Part of a data file
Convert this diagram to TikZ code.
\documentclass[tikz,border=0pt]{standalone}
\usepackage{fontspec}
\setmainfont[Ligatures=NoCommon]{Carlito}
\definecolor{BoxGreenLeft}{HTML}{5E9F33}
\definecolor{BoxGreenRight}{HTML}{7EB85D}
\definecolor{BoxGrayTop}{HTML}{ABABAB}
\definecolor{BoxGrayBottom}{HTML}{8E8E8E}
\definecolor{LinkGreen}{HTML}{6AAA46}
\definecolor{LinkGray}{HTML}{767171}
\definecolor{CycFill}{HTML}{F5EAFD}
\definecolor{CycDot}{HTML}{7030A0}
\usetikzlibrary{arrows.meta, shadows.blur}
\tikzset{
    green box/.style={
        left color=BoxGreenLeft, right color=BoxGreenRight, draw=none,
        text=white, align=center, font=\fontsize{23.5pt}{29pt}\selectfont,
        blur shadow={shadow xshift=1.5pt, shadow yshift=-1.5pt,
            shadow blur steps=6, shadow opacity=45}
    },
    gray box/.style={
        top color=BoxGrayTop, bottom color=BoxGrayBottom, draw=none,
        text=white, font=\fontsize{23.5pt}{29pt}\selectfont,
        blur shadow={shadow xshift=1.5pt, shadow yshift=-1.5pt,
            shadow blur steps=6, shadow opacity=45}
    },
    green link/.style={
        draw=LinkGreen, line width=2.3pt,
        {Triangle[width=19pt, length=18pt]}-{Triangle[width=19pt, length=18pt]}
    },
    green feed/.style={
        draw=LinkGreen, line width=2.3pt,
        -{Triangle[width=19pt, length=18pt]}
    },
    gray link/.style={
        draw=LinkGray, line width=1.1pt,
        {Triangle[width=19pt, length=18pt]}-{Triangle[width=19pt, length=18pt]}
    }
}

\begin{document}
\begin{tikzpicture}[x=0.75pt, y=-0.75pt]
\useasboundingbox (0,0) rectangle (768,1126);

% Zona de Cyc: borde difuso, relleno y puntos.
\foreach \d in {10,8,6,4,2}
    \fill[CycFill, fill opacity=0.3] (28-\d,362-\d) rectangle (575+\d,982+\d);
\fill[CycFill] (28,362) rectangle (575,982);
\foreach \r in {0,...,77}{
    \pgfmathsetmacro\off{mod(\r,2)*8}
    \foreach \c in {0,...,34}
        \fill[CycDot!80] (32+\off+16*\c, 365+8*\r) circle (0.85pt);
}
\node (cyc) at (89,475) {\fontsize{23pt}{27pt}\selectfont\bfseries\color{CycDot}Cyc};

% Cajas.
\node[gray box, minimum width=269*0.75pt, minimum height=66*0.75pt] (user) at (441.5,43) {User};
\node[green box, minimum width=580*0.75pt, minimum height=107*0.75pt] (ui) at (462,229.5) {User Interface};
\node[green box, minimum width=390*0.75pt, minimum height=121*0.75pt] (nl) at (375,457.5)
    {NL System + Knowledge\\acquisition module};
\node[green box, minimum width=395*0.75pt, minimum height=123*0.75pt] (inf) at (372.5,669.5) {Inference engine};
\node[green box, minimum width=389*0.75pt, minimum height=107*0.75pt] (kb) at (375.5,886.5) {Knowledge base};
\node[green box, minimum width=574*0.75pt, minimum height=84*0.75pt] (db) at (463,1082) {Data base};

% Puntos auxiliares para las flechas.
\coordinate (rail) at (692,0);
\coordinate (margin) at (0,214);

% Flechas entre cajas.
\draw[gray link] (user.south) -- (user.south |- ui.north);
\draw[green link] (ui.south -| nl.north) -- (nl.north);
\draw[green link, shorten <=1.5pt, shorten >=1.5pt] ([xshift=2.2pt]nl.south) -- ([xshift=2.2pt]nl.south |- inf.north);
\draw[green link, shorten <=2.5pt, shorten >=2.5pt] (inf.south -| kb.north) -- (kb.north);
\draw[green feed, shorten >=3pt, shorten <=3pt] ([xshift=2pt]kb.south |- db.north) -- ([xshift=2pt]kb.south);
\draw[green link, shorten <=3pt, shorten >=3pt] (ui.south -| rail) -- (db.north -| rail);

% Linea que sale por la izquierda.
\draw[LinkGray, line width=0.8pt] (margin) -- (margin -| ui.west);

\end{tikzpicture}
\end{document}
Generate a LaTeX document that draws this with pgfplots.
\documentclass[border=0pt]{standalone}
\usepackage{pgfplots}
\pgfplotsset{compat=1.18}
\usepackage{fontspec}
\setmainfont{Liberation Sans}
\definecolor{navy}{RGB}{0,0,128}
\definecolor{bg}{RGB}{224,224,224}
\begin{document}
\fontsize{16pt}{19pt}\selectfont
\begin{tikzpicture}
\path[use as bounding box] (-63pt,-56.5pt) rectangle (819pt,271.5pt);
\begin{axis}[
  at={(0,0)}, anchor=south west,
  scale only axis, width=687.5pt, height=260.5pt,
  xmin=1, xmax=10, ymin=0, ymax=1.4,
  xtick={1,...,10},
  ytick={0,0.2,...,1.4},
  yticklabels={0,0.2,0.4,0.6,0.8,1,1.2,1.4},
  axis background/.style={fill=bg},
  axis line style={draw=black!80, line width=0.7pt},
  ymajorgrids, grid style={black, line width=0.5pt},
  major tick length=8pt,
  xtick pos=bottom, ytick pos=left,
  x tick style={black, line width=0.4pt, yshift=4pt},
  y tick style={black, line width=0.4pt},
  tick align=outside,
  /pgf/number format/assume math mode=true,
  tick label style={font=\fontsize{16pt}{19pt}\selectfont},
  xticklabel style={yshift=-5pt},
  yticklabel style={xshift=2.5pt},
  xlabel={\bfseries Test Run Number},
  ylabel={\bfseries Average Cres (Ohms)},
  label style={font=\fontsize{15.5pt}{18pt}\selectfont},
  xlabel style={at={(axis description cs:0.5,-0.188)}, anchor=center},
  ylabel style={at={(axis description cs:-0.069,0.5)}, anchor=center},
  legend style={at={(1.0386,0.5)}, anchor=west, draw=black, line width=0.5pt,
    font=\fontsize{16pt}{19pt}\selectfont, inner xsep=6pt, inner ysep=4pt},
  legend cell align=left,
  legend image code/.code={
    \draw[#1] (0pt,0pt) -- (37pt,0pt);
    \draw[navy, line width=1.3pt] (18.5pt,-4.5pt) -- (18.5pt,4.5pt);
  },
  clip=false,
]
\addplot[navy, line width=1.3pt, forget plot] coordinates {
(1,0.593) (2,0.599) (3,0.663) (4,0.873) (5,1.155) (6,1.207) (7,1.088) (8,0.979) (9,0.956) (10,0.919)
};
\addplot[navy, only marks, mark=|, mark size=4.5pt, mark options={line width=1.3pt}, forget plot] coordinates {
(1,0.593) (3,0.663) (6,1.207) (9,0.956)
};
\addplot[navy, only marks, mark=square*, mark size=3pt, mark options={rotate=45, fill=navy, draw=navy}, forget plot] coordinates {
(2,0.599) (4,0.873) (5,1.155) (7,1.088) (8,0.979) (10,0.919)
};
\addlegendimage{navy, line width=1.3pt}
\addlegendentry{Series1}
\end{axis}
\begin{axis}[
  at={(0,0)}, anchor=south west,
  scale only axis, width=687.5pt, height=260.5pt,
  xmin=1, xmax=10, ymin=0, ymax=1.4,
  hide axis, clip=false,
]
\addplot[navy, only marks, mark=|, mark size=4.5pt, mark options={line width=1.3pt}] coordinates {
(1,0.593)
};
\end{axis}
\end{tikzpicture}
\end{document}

STATED GOAL —
Print, please, the lines from the first line of the material through the line that contains "(0,0) rectangle (768,1126);", exactly as written and with nothing added.

RESULT FOR THIS TASK —
Convert this diagram to TikZ code.
\documentclass[tikz,border=0pt]{standalone}
\usepackage{fontspec}
\setmainfont[Ligatures=NoCommon]{Carlito}
\definecolor{BoxGreenLeft}{HTML}{5E9F33}
\definecolor{BoxGreenRight}{HTML}{7EB85D}
\definecolor{BoxGrayTop}{HTML}{ABABAB}
\definecolor{BoxGrayBottom}{HTML}{8E8E8E}
\definecolor{LinkGreen}{HTML}{6AAA46}
\definecolor{LinkGray}{HTML}{767171}
\definecolor{CycFill}{HTML}{F5EAFD}
\definecolor{CycDot}{HTML}{7030A0}
\usetikzlibrary{arrows.meta, shadows.blur}
\tikzset{
    green box/.style={
        left color=BoxGreenLeft, right color=BoxGreenRight, draw=none,
        text=white, align=center, font=\fontsize{23.5pt}{29pt}\selectfont,
        blur shadow={shadow xshift=1.5pt, shadow yshift=-1.5pt,
            shadow blur steps=6, shadow opacity=45}
    },
    gray box/.style={
        top color=BoxGrayTop, bottom color=BoxGrayBottom, draw=none,
        text=white, font=\fontsize{23.5pt}{29pt}\selectfont,
        blur shadow={shadow xshift=1.5pt, shadow yshift=-1.5pt,
            shadow blur steps=6, shadow opacity=45}
    },
    green link/.style={
        draw=LinkGreen, line width=2.3pt,
        {Triangle[width=19pt, length=18pt]}-{Triangle[width=19pt, length=18pt]}
    },
    green feed/.style={
        draw=LinkGreen, line width=2.3pt,
        -{Triangle[width=19pt, length=18pt]}
    },
    gray link/.style={
        draw=LinkGray, line width=1.1pt,
        {Triangle[width=19pt, length=18pt]}-{Triangle[width=19pt, length=18pt]}
    }
}

\begin{document}
\begin{tikzpicture}[x=0.75pt, y=-0.75pt]
\useasboundingbox (0,0) rectangle (768,1126);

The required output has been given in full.